LITTLE DEATH | TARA CENTYBEAR
North County based artist, Tara Centybear creates a somber but yet tranquil painting series that explores the intersection of pain in beauty within the human experience. Her subject, both living and perished birds, represent beauty as a security and the abstract subject of emotional identity which in a traumatic loss, beauty can be redefined. Little Death combines vibrantly colored birds and their feathers with cool gray toned backgrounds while interjecting objects such as a bag, brick and string, which reflect what the artist refers to as “clashing experiences” akin to the mark a trauma that can often confuse the difficulty in ones life with the beauty.
ABOUT THE ARTIST
Tara Centybear, a San Diego native, attended the School of the Art Institute of Chicago where she got her BFA, and Goldsmiths College, University London where she attained her MFA, graduating with Distinction. In addition to her work as a contemporary artist Centybear has worked as a fine arts curator throughout San Diego for the past decade. Currently she holds the position of Collections Manager/Curator at the San Diego History Center and is an adjunct teacher in the art department at MiraCosta College.
Q & A with artist Tara Smith
Why dead birds?
They encapsulate a balance of serenity and loss that I am looking to discuss. Birds, coated in their feathers are almost packaged, presents wrapped in nice colorful paper. I have chosen to work with dead birds, but birds that through their physical form do not reveal or concentrate on the way they died. This is to celebrate the life, not the death of the animal. They are each a symbol of the little deaths we all have throughout our days, weeks, months, years, and decades. From childhood to when our own end comes. The trauma of being picked on in school, of living through horrid world events, abusive encounters, loss of loved ones, of all the things that happen to us all that inform who we are, and who we become. The paintings are sad to grieve for those traumas, but in their beauty they pay homage to how important each struggle we all go through is. We need those traumas to become our most interesting, strong, and gorgeous selves.
The juxtaposition of the perished birds with the other inanimate objects is a way to discuss the clashing of experiences, hiding of pieces of ourselves and so forth. In all my works, for some reason I am not quite sure of I always cover things with other things, put things inside things so that they visually disrupt each other
What is it about birds dead that is so much more beautiful than say a dead squirrel. Why do we identify with that?
Birds have been symbols of ‘other worlds’, the heavens, love, loss, freedom and so much to us humans for centuries. We are drawn to them at times, afraid of them too. To me, the dead birds are precious and vulnerable to their surroundings, just as we are. Maybe other animals might work, but for me at this time, birds were the only option.
Birds are a symbol of freedom. Is death also freedom or is it just about the contrast of stillness and flight?
Painting flight would be so boring. A painting of a bird in flight is about that one split second in its entire life, whereas painting a dead bird is about its entire life. It is universal and talks about the whole being, the soul, the end, the mortality and shortness of life.
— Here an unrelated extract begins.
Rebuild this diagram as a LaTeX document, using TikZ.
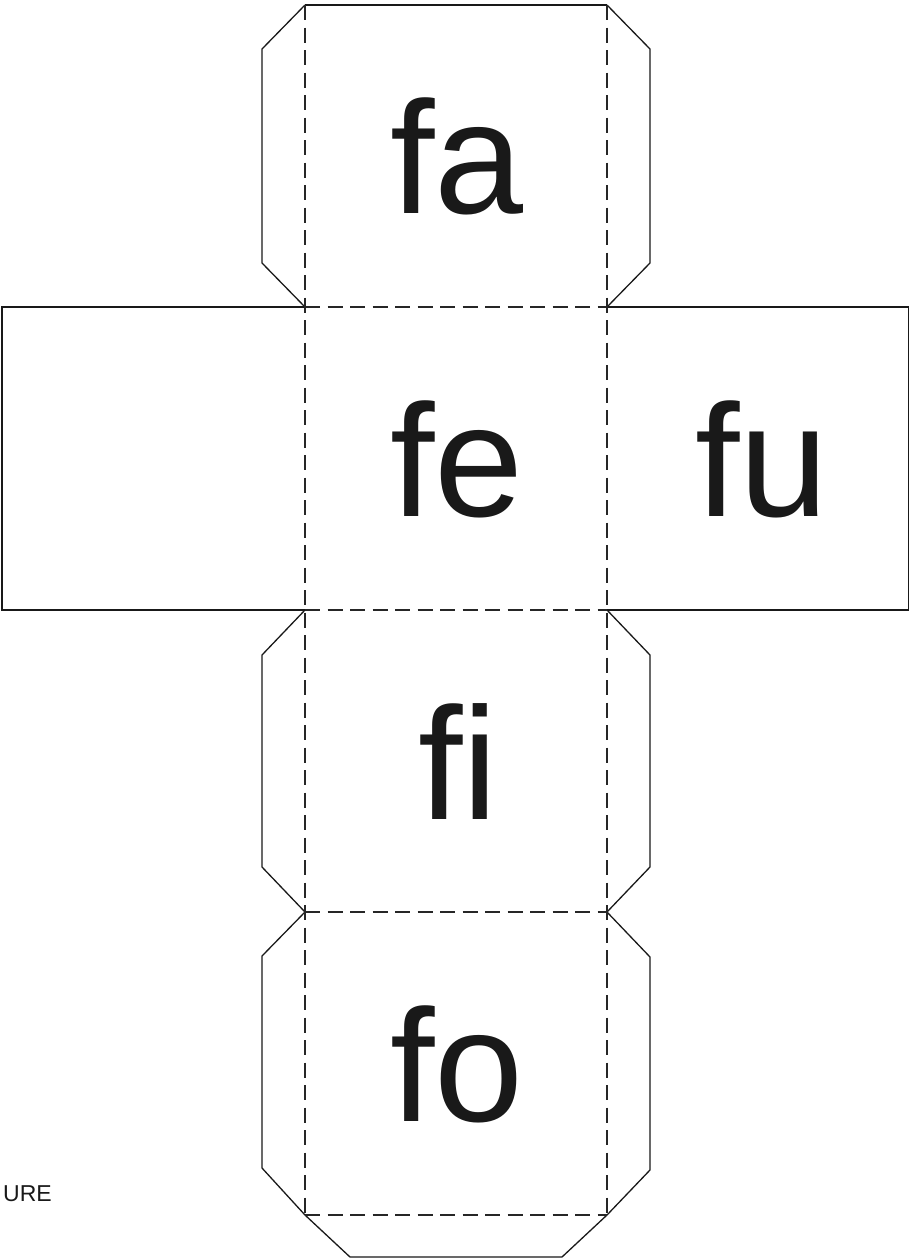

What is the role of death in your work - or is that secondary?
It is almost more about finding peace, whether living or dead. The still object means such a different thing, than one in motion. So even though I paint dead things it is not about death at all. Each bird is a symbol for one person’s suffering. The paintings are about life and living it to its fullest, it is acknowledging the complexity of what trauma brings to a person. That there are good things that come from that trauma, whatever your personal trauma(s) is, and that makes the hatred of that trauma hard… when you know it is a part of you now. If you hated the horrid things you went through you would hate part of yourself. We can’t hate ourselves and thrive.
What role does art play in the community and what type public art would like to see more of?
Art has the ability to communicate things that language on its own often fails at. It is a means to discuss and question sometimes incredibly difficult subjects. Art gives us an entry point, a joining link of communication between different demographics, social, and political groups.
As far as public art, the more site-specific, conceptual, interactive and time specific work in our city the better. Through these vehicles, artists can inspire new conversations in the community, ask people to question the world around them, and give the public a chance to experience art on their terms. Public art steps out of the museum and gallery walls and has a strength in that it can reach those that still feel, much due to the elitism of the past (and still present to a degree), that museums are not a space for ‘them’.